To train this AI, you need thousands of examples of "crumpled" and "flat" photos.

  • The Issue: Existing public datasets were like a library with only half the books; they had the crumpled photos but didn't have the detailed "line maps" (annotations) needed to teach the AI about vertical lines.
  • The Fix: The authors built their own massive library called DocDewarpHV. They used a 3D rendering engine (like a video game creator) to generate thousands of fake crumpled documents with perfect "line maps" for both horizontal and vertical directions.

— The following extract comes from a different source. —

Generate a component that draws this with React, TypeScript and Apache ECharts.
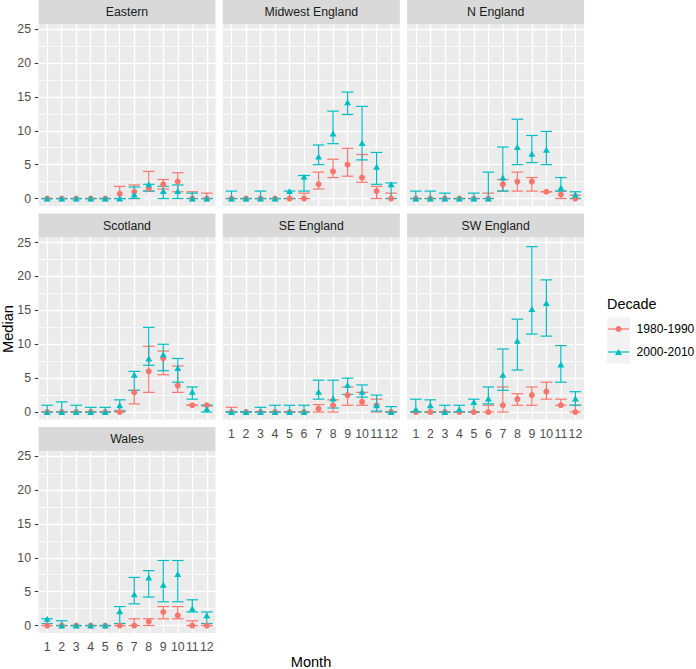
import React, { useEffect, useRef } from "react";
import * as echarts from "echarts";

// ---------- data ----------
const months = [1, 2, 3, 4, 5, 6, 7, 8, 9, 10, 11, 12];
const regions = ["Eastern", "Midwest England", "N England", "Scotland", "SE England", "SW England", "Wales"];
const decades = ["1980-1990", "2000-2010"];
const yTicks = [0, 5, 10, 15, 20, 25];
const yMinor = [2.5, 7.5, 12.5, 17.5, 22.5];

// Eastern
const easternMed1980 = [0, 0, 0, 0, 0, 0.7, 1.0, 1.5, 2.1, 2.5, 0, 0];
const easternLo1980 = [0, 0, 0, 0, 0, 0, 0, 1.1, 1.4, 1.0, 0, 0];
const easternHi1980 = [0, 0, 0, 0, 0, 1.8, 2.0, 4.0, 2.8, 3.8, 1.0, 0.8];
const easternMed2000 = [0, 0, 0, 0, 0, 0, 0.6, 2.1, 1.1, 1.1, 0, 0];
const easternLo2000 = [0, 0, 0, 0, 0, 0, 0, 1.1, 0, 0, 0, 0];
const easternHi2000 = [0, 0, 0, 0, 0, 0, 1.7, 2.1, 1.8, 2.0, 0.8, 0];

// Midwest England
const midwestMed1980 = [0, 0, 0, 0, 0, 0, 2.1, 4.0, 5.0, 3.1, 1.1, 0];
const midwestLo1980 = [0, 0, 0, 0, 0, 0, 1.4, 3.1, 3.3, 2.4, 0, 0];
const midwestHi1980 = [0, 0, 0, 0, 0, 0.8, 3.9, 5.8, 7.4, 6.5, 1.8, 0.8];
const midwestMed2000 = [0, 0, 0, 0, 1.1, 3.2, 6.2, 9.6, 14.2, 8.2, 4.7, 2.1];
const midwestLo2000 = [0, 0, 0, 0, 0, 1.1, 5.0, 8.1, 12.4, 5.7, 2.1, 0];
const midwestHi2000 = [1.1, 0, 1.1, 0, 1.1, 3.4, 7.9, 12.9, 15.7, 13.6, 6.8, 2.3];

// N England
const nengMed1980 = [0, 0, 0, 0, 0, 0, 2.1, 2.5, 2.5, 1.0, 0.6, 0];
const nengLo1980 = [0, 0, 0, 0, 0, 0, 1.1, 1.1, 1.1, 1.0, 0, 0];
const nengHi1980 = [0, 0, 0, 0, 0, 0.8, 2.8, 3.9, 3.1, 1.0, 1.1, 0.5];
const nengMed2000 = [0, 0, 0, 0, 0, 0, 3.1, 7.6, 6.6, 7.2, 1.6, 0.6];
const nengLo2000 = [0, 0, 0, 0, 0, 0, 1.1, 5.0, 5.3, 5.0, 1.1, 0];
const nengHi2000 = [1.1, 1.1, 0.8, 0, 0.8, 3.9, 7.6, 11.7, 9.3, 9.9, 3.1, 1.0];

// Scotland
const scotMed1980 = [0, 0, 0, 0, 0, 0, 2.9, 6.0, 7.9, 3.9, 1.0, 1.0];
const scotLo1980 = [0, 0, 0, 0, 0, 0, 1.2, 2.9, 5.5, 2.9, 1.0, 0.9];
const scotHi1980 = [0, 0, 0, 0, 0, 0.2, 3.2, 9.7, 9.0, 6.8, 1.0, 1.0];
const scotMed2000 = [0, 0, 0, 0, 0, 1.0, 5.5, 7.9, 8.5, 6.5, 3.0, 0.5];
const scotLo2000 = [0, 0, 0, 0, 0, 0.15, 3.2, 6.9, 6.1, 4.4, 1.9, 0];
const scotHi2000 = [1.0, 1.5, 1.0, 0.7, 0.7, 1.8, 6.0, 12.5, 10.0, 7.9, 3.7, 1.0];

// SE England
const seMed1980 = [0, 0, 0, 0, 0, 0, 0.5, 1.0, 2.5, 1.5, 1.0, 0];
const seLo1980 = [0, 0, 0, 0, 0, 0, 0, 0, 1.0, 1.0, 0, 0];
const seHi1980 = [0.7, 0, 0, 0, 0, 0, 1.1, 1.8, 3.7, 2.9, 1.9, 0];
const seMed2000 = [0, 0, 0, 0, 0, 0, 3.0, 2.0, 4.0, 3.0, 1.0, 0];
const seLo2000 = [0, 0, 0, 0, 0, 0, 1.9, 0.6, 2.6, 2.2, 0.15, 0];
const seHi2000 = [0, 0, 0.7, 1.0, 1.0, 1.0, 4.7, 4.7, 5.0, 4.0, 2.5, 0.8];

// SW England
const swMed1980 = [0, 0, 0, 0, 0, 0, 1.0, 1.9, 2.5, 3.0, 1.0, 0];
const swLo1980 = [0, 0, 0, 0, 0, 0, 0, 1.0, 1.0, 1.9, 1.0, 0];
const swHi1980 = [0, 0, 0, 0, 0, 1.0, 3.7, 2.7, 3.7, 4.4, 1.9, 1.0];
const swMed2000 = [0.4, 1.0, 0, 0.4, 1.5, 2.0, 5.5, 10.5, 15.2, 16.1, 7.0, 2.0];
const swLo2000 = [0, 0, 0, 0, 0, 1.2, 3.2, 6.2, 11.5, 11.2, 4.4, 1.0];
const swHi2000 = [1.9, 1.8, 1.0, 1.0, 1.9, 3.7, 9.3, 13.7, 24.4, 19.5, 9.8, 3.0];

// Wales
const walesMed1980 = [0, 0, 0, 0, 0, 0, 0, 0.6, 2.0, 1.5, 0, 0];
const walesLo1980 = [0, 0, 0, 0, 0, 0, 0, 0, 1.0, 1.0, 0, 0];
const walesHi1980 = [0, 0, 0, 0, 0, 0, 1.0, 1.0, 2.8, 2.8, 0.7, 0];
const walesMed2000 = [1.0, 0, 0, 0, 0, 2.1, 4.6, 7.1, 6.0, 7.6, 2.5, 1.5];
const walesLo2000 = [0.3, 0, 0, 0, 0, 0.3, 3.2, 4.2, 3.5, 3.5, 2.0, 0.3];
const walesHi2000 = [1.0, 0.7, 0, 0, 0, 2.8, 7.1, 8.1, 9.6, 9.6, 3.8, 2.0];

const panelData = [
  { med: [easternMed1980, easternMed2000], lo: [easternLo1980, easternLo2000], hi: [easternHi1980, easternHi2000] },
  { med: [midwestMed1980, midwestMed2000], lo: [midwestLo1980, midwestLo2000], hi: [midwestHi1980, midwestHi2000] },
  { med: [nengMed1980, nengMed2000], lo: [nengLo1980, nengLo2000], hi: [nengHi1980, nengHi2000] },
  { med: [scotMed1980, scotMed2000], lo: [scotLo1980, scotLo2000], hi: [scotHi1980, scotHi2000] },
  { med: [seMed1980, seMed2000], lo: [seLo1980, seLo2000], hi: [seHi1980, seHi2000] },
  { med: [swMed1980, swMed2000], lo: [swLo1980, swLo2000], hi: [swHi1980, swHi2000] },
  { med: [walesMed1980, walesMed2000], lo: [walesLo1980, walesLo2000], hi: [walesHi1980, walesHi2000] },
];

// ---------- layout / style ----------
const FONT = '"Liberation Sans", Arial, sans-serif';
const COLORS = ["#F8766D", "#00BFC4"];
const SYMBOLS = ["circle", "triangle"];
const SYMBOL_SIZES: any[] = [6, [7, 6]];
const colLeft = [38.5, 222.8, 407.1];
const panelW = 177;
const rowTop = [24, 237.5, 451];
const panelH = 182;
const stripH = 24;
const Y_MIN = -1.1;
const Y_MAX = 25.75;
const X_MIN = 0.4;
const X_MAX = 12.6;
const CAP_W = 0.8;
const BAR_LW = 1.2;
const bottomPanels = [4, 5, 6];

function buildOption() {
  const grid: any[] = [];
  const xAxis: any[] = [];
  const yAxis: any[] = [];
  const series: any[] = [];
  const graphic: any[] = [];

  regions.forEach((name, i) => {
    const r = Math.floor(i / 3);
    const c = i % 3;
    const showY = c === 0;
    const showX = bottomPanels.includes(i);
    grid.push({
      left: colLeft[c],
      top: rowTop[r],
      width: panelW,
      height: panelH,
      show: true,
      backgroundColor: "#EBEBEB",
      borderWidth: 0,
    });
    xAxis.push({
      type: "value",
      gridIndex: i,
      min: X_MIN,
      max: X_MAX,
      axisLine: { show: false },
      splitLine: { show: false },
      axisTick: { show: showX, customValues: months, length: 3.7, lineStyle: { color: "#333333", width: 1.07 } },
      axisLabel: {
        show: showX,
        customValues: months,
        margin: 8,
        color: "#4D4D4D",
        fontSize: 12.3,
        fontFamily: FONT,
        formatter: (v: number) => String(Math.round(v)),
      },
    });
    yAxis.push({
      type: "value",
      gridIndex: i,
      min: Y_MIN,
      max: Y_MAX,
      axisLine: { show: false },
      splitLine: { show: false },
      axisTick: { show: showY, customValues: yTicks, length: 3.7, lineStyle: { color: "#333333", width: 1.07 } },
      axisLabel: {
        show: showY,
        customValues: yTicks,
        margin: 7.5,
        color: "#4D4D4D",
        fontSize: 12.3,
        fontFamily: FONT,
        formatter: (v: number) => String(Math.round(v)),
      },
    });

    // gridlines
    const major = () => ({ color: "#FFFFFF", width: 1.42, type: "solid" });
    const minor = () => ({ color: "#FFFFFF", width: 0.71, type: "solid" });
    series.push({
      type: "line",
      xAxisIndex: i,
      yAxisIndex: i,
      data: [],
      z: 1,
      silent: true,
      markLine: {
        z: 1,
        silent: true,
        symbol: ["none", "none"],
        label: { show: false },
        emphasis: { disabled: true },
        data: [
          ...yMinor.map((v) => ({ yAxis: v, lineStyle: minor() })),
          ...yTicks.map((v) => ({ yAxis: v, lineStyle: major() })),
          ...months.map((m) => ({ xAxis: m, lineStyle: major() })),
        ],
      },
    });

    const pd = panelData[i];
    // error bars
    [0, 1].forEach((d) => {
      const color = COLORS[d];
      series.push({
        type: "custom",
        name: decades[d],
        xAxisIndex: i,
        yAxisIndex: i,
        z: 3 + d,
        silent: true,
        data: months.map((m, k) => [m, pd.lo[d][k], pd.hi[d][k]]),
        renderItem: (params: any, api: any) => {
          const x = api.value(0);
          const lo = api.value(1);
          const hi = api.value(2);
          const pLo = api.coord([x, lo]);
          const pHi = api.coord([x, hi]);
          const hw = api.size([CAP_W, 0])[0] / 2;
          const st = () => ({ stroke: color, lineWidth: BAR_LW, fill: "none" });
          return {
            type: "group",
            children: [
              { type: "line", shape: { x1: pLo[0], y1: pLo[1], x2: pHi[0], y2: pHi[1] }, style: st() },
              { type: "line", shape: { x1: pLo[0] - hw, y1: pLo[1], x2: pLo[0] + hw, y2: pLo[1] }, style: st() },
              { type: "line", shape: { x1: pHi[0] - hw, y1: pHi[1], x2: pHi[0] + hw, y2: pHi[1] }, style: st() },
            ],
          };
        },
      });
    });
    // points
    [0, 1].forEach((d) => {
      series.push({
        type: "scatter",
        name: decades[d],
        xAxisIndex: i,
        yAxisIndex: i,
        z: 5 + d,
        silent: true,
        symbol: SYMBOLS[d],
        symbolSize: SYMBOL_SIZES[d],
        itemStyle: { color: COLORS[d], opacity: 1 },
        data: months.map((m, k) => [m, pd.med[d][k]]),
      });
    });

    // strip
    graphic.push({
      type: "rect",
      shape: { x: colLeft[c], y: rowTop[r] - stripH, width: panelW, height: stripH },
      style: { fill: "#D9D9D9" },
    });
    graphic.push({
      type: "text",
      x: colLeft[c] + panelW / 2,
      y: rowTop[r] - stripH / 2,
      style: {
        text: name,
        fill: "#1A1A1A",
        fontSize: 12.3,
        fontFamily: FONT,
        align: "center",
        verticalAlign: "middle",
        textAlign: "center",
        textVerticalAlign: "middle",
      },
    });
  });

  // axis titles
  graphic.push({
    type: "text",
    x: 7.7,
    y: 329,
    rotation: Math.PI / 2,
    style: {
      text: "Median",
      fill: "#000000",
      fontSize: 14.6,
      fontFamily: FONT,
      align: "center",
      verticalAlign: "middle",
      textAlign: "center",
      textVerticalAlign: "middle",
    },
  });
  graphic.push({
    type: "text",
    x: 311,
    y: 662,
    style: {
      text: "Month",
      fill: "#000000",
      fontSize: 14.6,
      fontFamily: FONT,
      align: "center",
      verticalAlign: "middle",
      textAlign: "center",
      textVerticalAlign: "middle",
    },
  });

  // legend
  graphic.push({
    type: "text",
    x: 607,
    y: 304,
    style: {
      text: "Decade",
      fill: "#000000",
      fontSize: 14.4,
      fontFamily: FONT,
      align: "left",
      verticalAlign: "middle",
      textAlign: "left",
      textVerticalAlign: "middle",
    },
  });
  const keyTop = [317.5, 340.5];
  decades.forEach((dname, d) => {
    const ky = keyTop[d];
    const cy = ky + 11.5;
    graphic.push({ type: "rect", shape: { x: 607, y: ky, width: 23, height: 23 }, style: { fill: "#F2F2F2" } });
    graphic.push({
      type: "line",
      shape: { x1: 608, y1: cy, x2: 629, y2: cy },
      style: { stroke: COLORS[d], lineWidth: BAR_LW },
    });
    if (d === 0) {
      graphic.push({ type: "circle", shape: { cx: 618.5, cy, r: 3 }, style: { fill: COLORS[d] } });
    } else {
      graphic.push({
        type: "polygon",
        shape: { points: [[615, cy + 3], [622, cy + 3], [618.5, cy - 3]] },
        style: { fill: COLORS[d] },
      });
    }
    graphic.push({
      type: "text",
      x: 636.5,
      y: cy,
      style: {
        text: dname,
        fill: "#000000",
        fontSize: 12.1,
        fontFamily: FONT,
        align: "left",
        verticalAlign: "middle",
        textAlign: "left",
        textVerticalAlign: "middle",
      },
    });
  });

  return {
    animation: false,
    backgroundColor: "#FFFFFF",
    grid,
    xAxis,
    yAxis,
    series,
    graphic,
  };
}

export default function App() {
  const ref = useRef<HTMLDivElement>(null);
  useEffect(() => {
    if (!ref.current) return;
    const chart = echarts.init(ref.current, undefined, { renderer: "svg" });
    chart.setOption(buildOption() as any);
    return () => chart.dispose();
  }, []);
  return (
    <div
      ref={ref}
      style={{ position: "absolute", left: 0, top: 0, width: 696, height: 669 }}
    />
  );
}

It's like creating a training gym with perfect, known obstacles so the AI can practice until it's a champion.

5. The Results: Straighter Text, Better Reading

When they tested D2Dewarp against the best existing methods:

  • Visuals: The text in the corrected images looked much straighter and less wavy.
  • OCR (Reading): When they fed the corrected images into a text-reader (OCR), it made far fewer mistakes.
  • Speed: It's fast enough to be practical, processing a page in less than half a second.

Summary Analogy

If fixing a crumpled document is like straightening a twisted garden hose:

  • Old Methods were like someone standing at one end, trying to pull it straight by only looking at the top curve.
  • D2Dewarp is like two gardeners standing on opposite sides, holding the hose at both the top and the bottom, communicating constantly to untwist it perfectly from all angles.

The paper proves that by respecting both the horizontal and vertical nature of a document, we can flatten even the most twisted pages with incredible precision.